If we are talking about money that I’ll never likely have but if I did then there are the smaller things I’d do with mere tens of millions, and those I’d do if suddenly I inherited all of Bill Gates and Warren Buffet’s and the Koch brothers fortunes. If we are talking mere tens of millions I’ve always wanted to go on an archeological adventure somewhere, so I’d fund one to one of the untouched archeological sites out there, or maybe a real (and very expensive) Black Sea search for wrecks.

If it’s inheriting lots and lots of billions, then I’d fund a real expedition to Mars. Set up all that money into a series of trusts that would pay out 10 or so billion a year, hire some of the best space services companies out there to build my lifters, habitats and such, put it on a 10 year or so timeline and then do it…with me along, of course. So, there would be some training and, gulp, exercise in this, which would suck, but damned if I wouldn’t do that if I had the money.

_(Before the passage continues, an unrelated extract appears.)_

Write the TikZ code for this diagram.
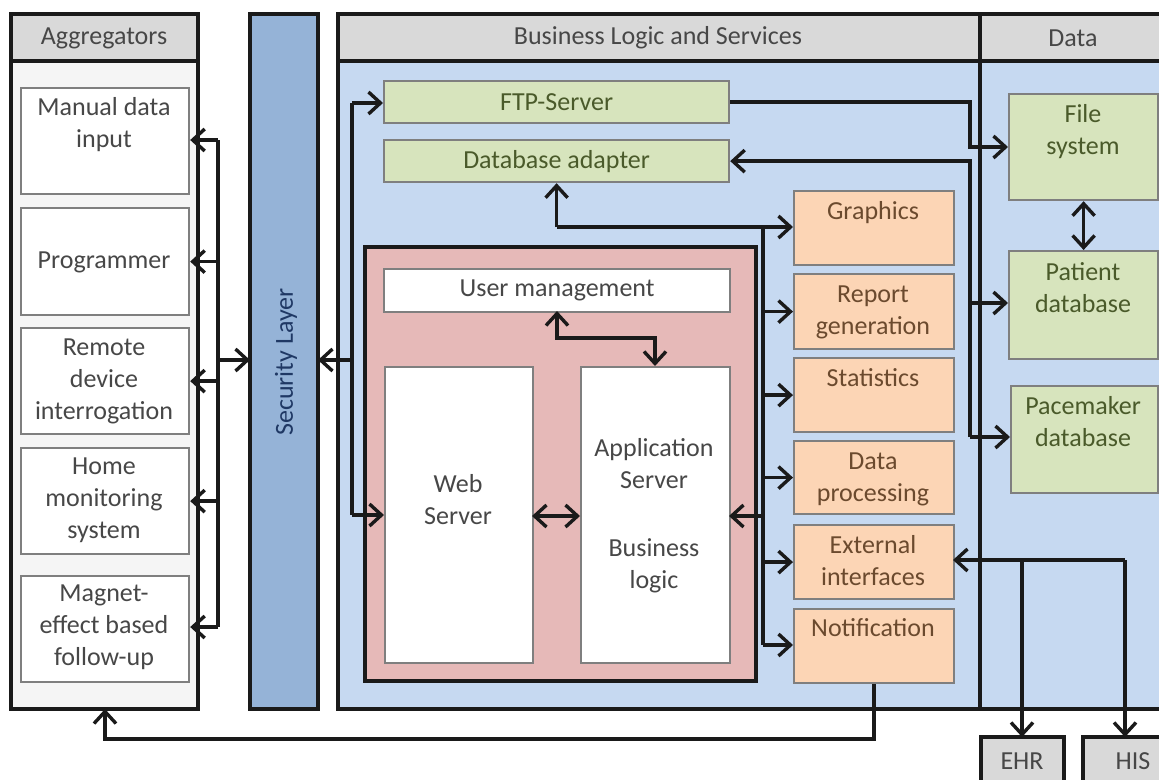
\documentclass[tikz,border=0pt]{standalone}
\usepackage{fontspec}
\setmainfont{Carlito}
\usetikzlibrary{arrows.meta}
\definecolor{hdrgrey}{HTML}{D9D9D9}
\definecolor{linec}{HTML}{1A1A1A}
\definecolor{boxgrey}{HTML}{7F7F7F}
\definecolor{secblue}{HTML}{95B3D7}
\definecolor{bizblue}{HTML}{C6D9F1}
\definecolor{greenf}{HTML}{D7E4BD}
\definecolor{orangef}{HTML}{FCD5B5}
\definecolor{redf}{HTML}{E6B9B8}
\definecolor{txtgrey}{HTML}{474747}
\definecolor{txtgreen}{HTML}{4A5A2A}
\definecolor{txtbrown}{HTML}{6B4A2E}
\definecolor{txtblue}{HTML}{1F3864}
\begin{document}
\begin{tikzpicture}[x=1pt,y=-1pt,
  panel/.style={draw=linec,line width=3.2pt},
  hdr/.style={draw=linec,line width=3.2pt,fill=hdrgrey},
  bx/.style={draw=boxgrey,line width=2.2pt,anchor=north west,inner sep=0pt},
  lbl/.style={font=\fontsize{26}{32}\selectfont,align=center,inner sep=0pt,text=txtgrey},
  lblg/.style={lbl,text=txtgreen},
  lblo/.style={lbl,text=txtbrown},
  ln/.style={draw=linec,line width=3.4pt},
  tip/.style={},
  arr/.style={ln,-{Straight Barb[length=12pt,width=22pt,line width=3.4pt]}},
  darr/.style={ln,{Straight Barb[length=12pt,width=22pt,line width=3.4pt]}-{Straight Barb[length=12pt,width=22pt,line width=3.4pt]}}
]
\useasboundingbox (0,0) rectangle (1159,779);
\clip (0,0) rectangle (1159,779);
\fill[white] (0,0) rectangle (1159,779);

% Aggregators panel
\filldraw[panel,fill=white!96!black] (11,14) rectangle (198,709);
\filldraw[hdr] (11,14) rectangle (198,61);
\node[lbl] (haggr) at (104,38) {Aggregators};

% Security layer
\filldraw[panel,fill=secblue] (250,14) rectangle (318,709);
\node[lbl,text=txtblue,rotate=90] (seclbl) at (286,362) {Security Layer};
\coordinate (secW) at (250,360);
\coordinate (secE) at (318,360);

% Business + Data panel
\filldraw[panel,fill=bizblue] (338,14) rectangle (1175,709);
\filldraw[hdr] (338,14) rectangle (1175,61);
\draw[panel] (980,14) -- (980,709);
\node[lbl] (hbiz) at (658,38) {Business Logic and Services};
\node[lbl] (hdata) at (1073,38) {Data};

% Aggregator boxes
\node[bx,fill=white,minimum width=168,minimum height=106] (m1) at (20,87) {};
\node[bx,fill=white,minimum width=168,minimum height=107] (m2) at (20,207) {};
\node[bx,fill=white,minimum width=168,minimum height=106] (m3) at (20,327) {};
\node[bx,fill=white,minimum width=168,minimum height=106] (m4) at (20,447) {};
\node[bx,fill=white,minimum width=168,minimum height=106] (m5) at (20,575) {};
\node[lbl] (t1) at (104,125) {Manual data\\input};
\node[lbl] (t2) at (104,262) {Programmer};
\node[lbl] (t3) at (104,381) {Remote\\device\\interrogation};
\node[lbl] (t4) at (104,500) {Home\\monitoring\\system};
\node[lbl] (t5) at (104,627) {Magnet-\\effect based\\follow-up};

% Aggregator bus
\coordinate (bus) at (218,0);
\coordinate (m1p) at (198,140);
\coordinate (m5p) at (198,627);
\draw[ln] (m1p -| bus) -- (m5p -| bus);
\draw[arr] (m1p -| bus) -- (m1p -| m1.east);
\draw[arr] (m2.east -| bus) -- (m2.east);
\draw[arr] (m3.east -| bus) -- (m3.east);
\draw[arr] (m4.east -| bus) -- (m4.east);
\draw[arr] (m5p -| bus) -- (m5p -| m5.east);
\draw[arr] (secW -| bus) -- (secW);

% Green service boxes
\node[bx,fill=greenf,minimum width=345,minimum height=42] (ftp) at (383,80) {};
\node[lblg] (ftpT) at (ftp.center) {FTP-Server};
\node[bx,fill=greenf,minimum width=345,minimum height=42] (dba) at (383,139) {};
\node[lblg] (dbaT) at (dba.center) {Database adapter};

% Red application box
\filldraw[panel,fill=redf] (365,247) rectangle (756,681);
\node[bx,fill=white,minimum width=346,minimum height=43] (um) at (383,268) {};
\node[lbl] (umT) at (um.center) {User management};
\node[bx,fill=white,minimum width=148,minimum height=296] (web) at (384,366) {};
\node[lbl] (webT) at (458,500) {Web\\Server};
\node[bx,fill=white,minimum width=149,minimum height=296] (app) at (580,366) {};
\node[lbl] (appT) at (654,516) {Application\\Server\\[36pt]Business\\logic};

% Orange boxes
\node[bx,fill=orangef,minimum width=160,minimum height=74] (gr) at (793,190) {};
\node[bx,fill=orangef,minimum width=160,minimum height=75] (rg) at (793,273) {};
\node[bx,fill=orangef,minimum width=160,minimum height=74] (st) at (793,357) {};
\node[bx,fill=orangef,minimum width=160,minimum height=73] (dp) at (793,440) {};
\node[bx,fill=orangef,minimum width=160,minimum height=74] (ei) at (793,524) {};
\node[bx,fill=orangef,minimum width=160,minimum height=74] (nt) at (793,608) {};
\node[lblo] (grT) at (873,213) {Graphics};
\node[lblo] (rgT) at (873,312) {Report\\generation};
\node[lblo] (stT) at (873,378) {Statistics};
\node[lblo] (dpT) at (873,479) {Data\\processing};
\node[lblo] (eiT) at (873,561) {External\\interfaces};
\node[lblo] (ntT) at (873,628) {Notification};

% Data boxes
\node[bx,fill=greenf,minimum width=149,minimum height=106] (fs) at (1008,93) {};
\node[bx,fill=greenf,minimum width=149,minimum height=108] (pd) at (1008,250) {};
\node[bx,fill=greenf,minimum width=147,minimum height=107] (pm) at (1010,385) {};
\node[lblg] (fsT) at (1083,132) {File\\system};
\node[lblg] (pdT) at (1083,288) {Patient\\database};
\node[lblg] (pmT) at (1083,422) {Pacemaker\\database};

% External boxes
\filldraw[draw=linec,line width=3.2pt,fill=hdrgrey] (981,737) rectangle (1064,800);
\filldraw[draw=linec,line width=3.2pt,fill=hdrgrey] (1083,737) rectangle (1180,800);
\coordinate (ehr) at (1022,737);
\coordinate (his) at (1125,737);
\node[lbl] (ehrT) at (1022,761) {EHR};
\node[lbl] (hisT) at (1133,761) {HIS};

% Left loop: security <-> FTP / Web
\coordinate (lbus) at (352,0);
\coordinate (ftpIn) at (383,103);
\coordinate (webIn) at (384,515);
\draw[ln] (ftpIn -| lbus) -- (webIn -| lbus);
\draw[arr] (ftpIn -| lbus) -- (ftpIn);
\draw[arr] (webIn -| lbus) -- (webIn);
\draw[arr] (secE -| lbus) -- (secE);

% FTP -> File system
\coordinate (rb) at (970,0);
\coordinate (fsIn) at (1008,147);
\draw[arr] (ftp.east) -- (ftp.east -| rb) -- (fsIn -| rb) -- (fsIn);

% Database adapter <-> Patient / Pacemaker
\coordinate (pdIn) at (1008,303);
\coordinate (pmIn) at (1010,437);
\draw[arr] (pmIn -| rb) -- (dba.east -| rb) -- (dba.east);
\draw[arr] (pdIn -| rb) -- (pdIn);
\draw[arr] (pmIn -| rb) -- (pmIn);

% File system <-> Patient database
\draw[darr] (fs.south) -- (fs.south |- pd.north);

% User management <-> Application server
\coordinate (umB) at (557,311);
\coordinate (appT2) at (655,366);
\draw[darr] (umB) -- (557,338) -- (655,338) -- (appT2);

% Web <-> App
\draw[darr] (532,516) -- (580,516);

% Orange bus
\coordinate (ob) at (763,0);
\coordinate (grIn) at (793,227);
\coordinate (ntIn) at (793,645);
\draw[arr] (dba.south |- grIn) -- (dba.south);
\draw[ln] (dba.south |- grIn) -- (grIn -| ob) -- (ntIn -| ob);
\draw[arr] (grIn -| ob) -- (grIn);
\draw[arr] (rg.west -| ob) -- (rg.west);
\draw[arr] (st.west -| ob) -- (st.west);
\draw[arr] (dp.west -| ob) -- (dp.west);
\draw[arr] (ei.west -| ob) -- (ei.west);
\draw[arr] (ntIn -| ob) -- (ntIn);
\coordinate (appIn) at (729,516);
\draw[arr] (appIn -| ob) -- (appIn);

% External interfaces <-> EHR / HIS
\coordinate (eiIn) at (953,560);
\draw[arr] (eiIn -| his) -- (eiIn);
\draw[arr] (eiIn -| ehr) -- (ehr);
\draw[arr] (eiIn -| his) -- (his);

% Notification -> Aggregators
\coordinate (aggB) at (105,709);
\draw[arr] (nt.south) -- (nt.south |- 0,739) -- (aggB |- 0,739) -- (aggB);
\end{tikzpicture}
\end{document}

Has anyone ever had an entire house chromed?

No, but now I want to.

Trump had a pretty disconcerting percentage of one gold-plated. Does that count?

Close but from my experience with leaf, its a lot more forgiving on fingerprints.

I’d hire a team of scientists who will invent a remote controlled device that will blow out the speakers of obnoxiously loud stereos and ground thumpers. Or maybe it would be better to blow out the eardrums of the users of such devices.

Hire a bunch of scientists with the sole and express purpose of developing nanotech which will cover the White House and turn it an indelible fuchsia.

From then on, any time I watch the news, and the anchor has trouble pronouncing " at the Fuchsia House tonight" I will know that I have both realized my dreams and made a difference.

Similar thing if I had 3 wishes - but without the scientists. First wish: turn the White House fuchsia. Second wish: Again! Third wish: Again!

Or both.

Die of a heart attack when I found out because that is just my luck.

My relatives will probably make a life like statue of me so there is that.

So much money I can stupidly waste it? Let’s see…

How about I pay to have Klingon translations added to all the road signs in Ontario? :slight_smile:

I would open up a research and development company. I am an expert at nothing so I would have to hire all the experts and just give them any assignment I felt like whether it was profitable or not.
We would specialize in giant bows and arrows, catapults and other very important things.

I would tear down my house and put this ro another storybook house in its place.